Property-tax relief for homeowners and businesses hurt by the Gulf oil spill, and measures to assure BP-financed compensation flows to individuals and governments also are troubled by an inability by lawmakers so far to reach consensus.

But toughening state immigration laws may face an even more combustible mix of partisan divide and election-year politics.

“I’m going to resist any expansion of the governor’s session call,” said Sen. Alex Villalobos, R-Miami, who has told Crist he will sponsor the oil-drilling ban in the Senate. “The more you add to the mix is a recipe for us not to take action on this amendment – which we have to do by Aug. 4. Why should I put the constitutional amendment at risk?”

Villalobos, like many Hispanic Republicans in the House and Senate, also is wary of the immigration proposal. Critics nationwide have warned the Arizona measure invites harassment of Hispanic residents and the Obama administration earlier this month sued Arizona saying the new law is unconstitutional and also saps law enforcement resources.

Ambler and Dockery, however, are drawing support for their special session push from Florida Republican gubernatorial contender Rick Scott, who has spent $20 million of his own money on television ads – including spots that chide his primary opponent, Attorney General Bill McCollum, for his shifting positions on the Arizona law.

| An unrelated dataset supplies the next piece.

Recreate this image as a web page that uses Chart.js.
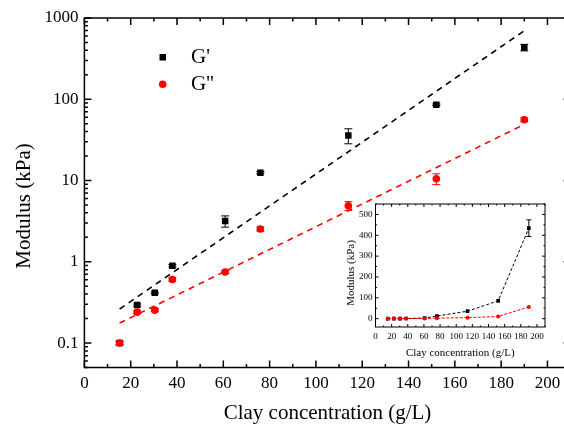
<!DOCTYPE html>
<html>
<head>
<meta charset="utf-8">
<title>Modulus vs clay concentration</title>
<script src="https://cdn.jsdelivr.net/npm/chart.js@4.4.1/dist/chart.umd.min.js"></script>
<style>
  html, body { margin: 0; padding: 0; background: #fff; overflow: hidden; }
  #wrap { position: relative; width: 564px; height: 427px; overflow: hidden; }
  #main { position: absolute; left: 0; top: 0; }
  #inset { position: absolute; left: 330px; top: 194px; }
</style>
</head>
<body>
<div id="wrap">
  <canvas id="main" width="600" height="427"></canvas>
  <canvas id="inset" width="230" height="172"></canvas>
</div>
<script>
// clay concentration (g/L)
const clay = [15.2, 22.8, 30.4, 38, 60.8, 76, 114, 152, 190];
// storage modulus G' (kPa) and its standard deviation
const storage = [0.1, 0.293, 0.415, 0.893, 3.17, 12.5, 35.8, 85.6, 434];
const storageErr = [0.005, 0.01, 0.01, 0.03, 0.5, 0.4, 7.5, 2, 40];
// loss modulus G'' (kPa) and its standard deviation
const loss = [0.1, 0.24, 0.254, 0.606, 0.747, 2.53, 4.89, 10.5, 56];
const lossErr = [0.005, 0.01, 0.01, 0.03, 0.03, 0.15, 0.6, 1.6, 3];
// exponential fits (straight on the log axis), end points
const fitX = [15.2, 190];
const storageFit = [0.262, 697];
const lossFit = [0.176, 49];

// tick labels
const xTicks = [0, 20, 40, 60, 80, 100, 120, 140, 160, 180, 200];
const yTicks = [0.1, 1, 10, 100, 1000];
const insetYTicks = [0, 100, 200, 300, 400, 500];

const SERIF = '"Liberation Serif", "Times New Roman", serif';
const RED = '#ff0000';

const pts = (xs, ys) => xs.map((x, i) => ({ x: x, y: ys[i] }));

// minor ticks on the log axis: 2..9 of every decade
const logMinor = [];
for (let e = -2; e <= 2; e++) {
  for (let m = 2; m <= 9; m++) logMinor.push(m * Math.pow(10, e));
}
const xMinorMain = xTicks.map(v => v + 10);
const xMinorInset = xTicks.map(v => v + 10);
const yMinorInset = insetYTicks.map(v => v + 50);

// frame, inward ticks, error bars, legend and rotated y title
function framePlugin(cfg) {
  return {
    id: 'frame',
    beforeDatasetsDraw(chart) {
      const { ctx, scales: { x, y } } = chart;
      ctx.save();
      ctx.lineWidth = 1;
      cfg.errors.forEach(e => {
        ctx.strokeStyle = e.color;
        e.y.forEach((v, i) => {
          const px = x.getPixelForValue(e.x[i]);
          const hi = y.getPixelForValue(v + e.err[i]);
          const lo = y.getPixelForValue(v - e.err[i]);
          ctx.beginPath();
          ctx.moveTo(px, hi); ctx.lineTo(px, lo);
          ctx.moveTo(px - cfg.cap, hi); ctx.lineTo(px + cfg.cap, hi);
          ctx.moveTo(px - cfg.cap, lo); ctx.lineTo(px + cfg.cap, lo);
          ctx.stroke();
        });
      });
      ctx.restore();
    },
    afterDraw(chart) {
      const { ctx, chartArea: a, scales: { x, y } } = chart;
      ctx.save();
      ctx.strokeStyle = '#000';
      ctx.lineWidth = cfg.frameWidth;
      ctx.strokeRect(a.left, a.top, a.right - a.left, a.bottom - a.top);

      const line = (x1, y1, x2, y2) => { ctx.moveTo(x1, y1); ctx.lineTo(x2, y2); };
      ctx.beginPath();
      const xt = (vals, len) => vals.forEach(v => {
        const p = x.getPixelForValue(v);
        if (p < a.left - 0.5 || p > a.right + 0.5) return;
        line(p, a.bottom, p, a.bottom - len);
        line(p, a.top, p, a.top + len);
      });
      const yt = (vals, len) => vals.forEach(v => {
        const p = y.getPixelForValue(v);
        if (p < a.top - 0.5 || p > a.bottom + 0.5) return;
        line(a.left, p, a.left + len, p);
        line(a.right, p, a.right - len, p);
      });
      xt(cfg.xMajor, cfg.major);
      xt(cfg.xMinor, cfg.minor);
      yt(cfg.yMajor, cfg.major);
      yt(cfg.yMinor, cfg.minor);
      ctx.stroke();

      // y axis title
      ctx.fillStyle = '#000';
      ctx.font = cfg.titleSize + 'px ' + SERIF;
      ctx.textAlign = 'center';
      ctx.textBaseline = 'middle';
      ctx.translate(cfg.titlePos[0], cfg.titlePos[1]);
      ctx.rotate(-Math.PI / 2);
      ctx.fillText('Modulus (kPa)', 0, 0);
      ctx.restore();

      if (cfg.legend) {
        ctx.save();
        ctx.font = '21px ' + SERIF;
        ctx.textBaseline = 'middle';
        ctx.fillStyle = '#000';
        ctx.fillRect(159.5, 54, 6.5, 6.5);
        ctx.fillText("G'", 191, 57);
        ctx.fillStyle = RED;
        ctx.beginPath();
        ctx.arc(162.7, 84.3, 3.8, 0, Math.PI * 2);
        ctx.fill();
        ctx.fillStyle = '#000';
        ctx.fillText("G''", 191, 84);
        ctx.restore();
      }
    }
  };
}

const tickFont = size => ({ family: SERIF, size: size });

// main log-scale chart
new Chart(document.getElementById('main'), {
  type: 'scatter',
  data: {
    datasets: [
      {
        label: "G''",
        data: pts(clay, loss),
        pointStyle: 'circle',
        pointRadius: 3.8,
        backgroundColor: RED,
        borderWidth: 0,
        order: 0
      },
      {
        label: "G'",
        data: pts(clay, storage),
        pointStyle: 'rect',
        pointRadius: 4.6,
        backgroundColor: '#000',
        borderWidth: 0,
        order: 1
      },
      {
        label: "G' fit",
        data: pts(fitX, storageFit),
        showLine: true,
        pointRadius: 0,
        borderColor: '#000',
        borderWidth: 1.6,
        borderDash: [6, 5],
        order: 2
      },
      {
        label: "G'' fit",
        data: pts(fitX, lossFit),
        showLine: true,
        pointRadius: 0,
        borderColor: RED,
        borderWidth: 1.6,
        borderDash: [6, 5],
        order: 3
      }
    ]
  },
  options: {
    responsive: false,
    animation: false,
    layout: { padding: { left: 0, top: 18, right: 29.4, bottom: 0 } },
    plugins: { legend: { display: false }, tooltip: { enabled: false } },
    scales: {
      x: {
        type: 'linear',
        min: 0,
        max: 210,
        bounds: 'data',
        afterFit: s => { s.height = 59.5; },
        afterBuildTicks: s => { s.ticks = xTicks.map(v => ({ value: v })); },
        grid: { display: false, drawTicks: false },
        border: { display: false },
        ticks: { font: tickFont(17), color: '#000', padding: 6, autoSkip: false, maxRotation: 0 },
        title: {
          display: true,
          text: 'Clay concentration (g/L)',
          font: { family: SERIF, size: 21 },
          color: '#000',
          padding: { top: 0, bottom: 1 }
        }
      },
      y: {
        type: 'logarithmic',
        min: 0.05,
        max: 1000,
        afterFit: s => { s.width = 84.4; },
        afterBuildTicks: s => { s.ticks = yTicks.map(v => ({ value: v })); },
        grid: { display: false, drawTicks: false },
        border: { display: false },
        ticks: { font: tickFont(17), color: '#000', padding: 6, callback: v => String(v) }
      }
    }
  },
  plugins: [framePlugin({
    errors: [
      { x: clay, y: storage, err: storageErr, color: '#000' },
      { x: clay, y: loss, err: lossErr, color: RED }
    ],
    cap: 4,
    frameWidth: 1.5,
    major: 7,
    minor: 3.5,
    xMajor: xTicks,
    xMinor: xMinorMain,
    yMajor: yTicks,
    yMinor: logMinor,
    titleSize: 21,
    titlePos: [24, 206],
    legend: true
  })]
});

// linear-scale inset
new Chart(document.getElementById('inset'), {
  type: 'scatter',
  data: {
    datasets: [
      {
        label: "G''",
        data: pts(clay, loss),
        showLine: true,
        borderColor: RED,
        borderWidth: 1,
        borderDash: [3, 1.5],
        pointStyle: 'circle',
        pointRadius: 2,
        backgroundColor: RED,
        pointBorderWidth: 0,
        order: 0
      },
      {
        label: "G'",
        data: pts(clay, storage),
        showLine: true,
        borderColor: '#000',
        borderWidth: 1,
        borderDash: [3, 2],
        pointStyle: 'rect',
        pointRadius: 2.6,
        backgroundColor: '#000',
        pointBorderWidth: 0,
        order: 1
      }
    ]
  },
  options: {
    responsive: false,
    animation: false,
    layout: { padding: { left: 0, top: 10, right: 15, bottom: 0 } },
    plugins: { legend: { display: false }, tooltip: { enabled: false } },
    scales: {
      x: {
        type: 'linear',
        min: 0,
        max: 210,
        bounds: 'data',
        afterFit: s => { s.height = 39; },
        afterBuildTicks: s => { s.ticks = xTicks.map(v => ({ value: v })); },
        grid: { display: false, drawTicks: false },
        border: { display: false },
        ticks: { font: tickFont(9), color: '#000', padding: 4, autoSkip: false, maxRotation: 0 },
        title: {
          display: true,
          text: 'Clay concentration (g/L)',
          font: { family: SERIF, size: 11 },
          color: '#000',
          padding: { top: 0, bottom: 6.7 }
        }
      },
      y: {
        type: 'linear',
        min: -40,
        max: 550,
        bounds: 'data',
        afterFit: s => { s.width = 45.5; },
        afterBuildTicks: s => { s.ticks = insetYTicks.map(v => ({ value: v })); },
        grid: { display: false, drawTicks: false },
        border: { display: false },
        ticks: { font: tickFont(9), color: '#000', padding: 3 }
      }
    }
  },
  plugins: [framePlugin({
    errors: [
      { x: clay.slice(-1), y: storage.slice(-1), err: storageErr.slice(-1), color: '#000' }
    ],
    cap: 2.5,
    frameWidth: 1,
    major: 3,
    minor: 1.5,
    xMajor: xTicks,
    xMinor: xMinorInset,
    yMajor: insetYTicks,
    yMinor: yMinorInset,
    titleSize: 11,
    titlePos: [21, 79],
    legend: false
  })]
});
</script>
</body>
</html>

While Scott has called for Florida to enact stricter immigration laws, McCollum initially distanced himself from the Arizona law and earlier this year said it’s not needed in Florida. McCollum last week toughened his stance by urging Crist to require state agencies to use a federal Homeland Security E-Verify system to check employees’ immigration status.

Scott had earlier recommended that all Florida employers be required to use E-Verify. And Tuesday, Scott aired a statewide radio spot in which the candidate demands, “Bring the Arizona immigration law here to Florida. Now. Pass it in the special session.”

McCollum spokeswoman Kristy Campbell reiterated the attorney general’s support for the Arizona law, but stopped short of advocating that lawmakers consider a similar measure next week.

“It is our understanding at this point, the special session will be focused on issues related to the oil spill,” Campbell said.

Dockery, the Senate sponsor of the measure, was challenging McCollum for the Republican nomination for governor, but ended her campaign about a month after Scott entered the race and began rising in the polls on the strength of his saturating television advertising.

Dockery has not endorsed either contender in the Republican primary but was given a fond farewell from Scott when she folded her campaign, with the multi-millionaire saying of her, “we need more people who will actively shake up the political establishment.”

Ambler, who faces a tough Republican Senate primary, may be seeking a political bounce as sponsor of the immigration measure, even if it never becomes part of next week’s special session.

Recent polls show a plurality of Florida voters oppose efforts that would give undocumented immigrants a chance to gain legal status. An Arizona-style law, however, draws strong support in polls, helped largely by the backing of Republican voters and registered independents.

Hillsborough County Commissioner Jim Norman, who is seeking the GOP nomination over Ambler for a seat being vacated by term-limited Sen. Victor Crist, R-Tampa, derided his opponent for unveiling the effort now – but not during his earlier eight years in the House.

“It’s a campaign trick,” said Norman, who said he supports the Arizona law but wants the special session confined to the oil-drilling ban, which he said he also backs. “It’s grandstanding to file something like this only a little over a month before the primary.”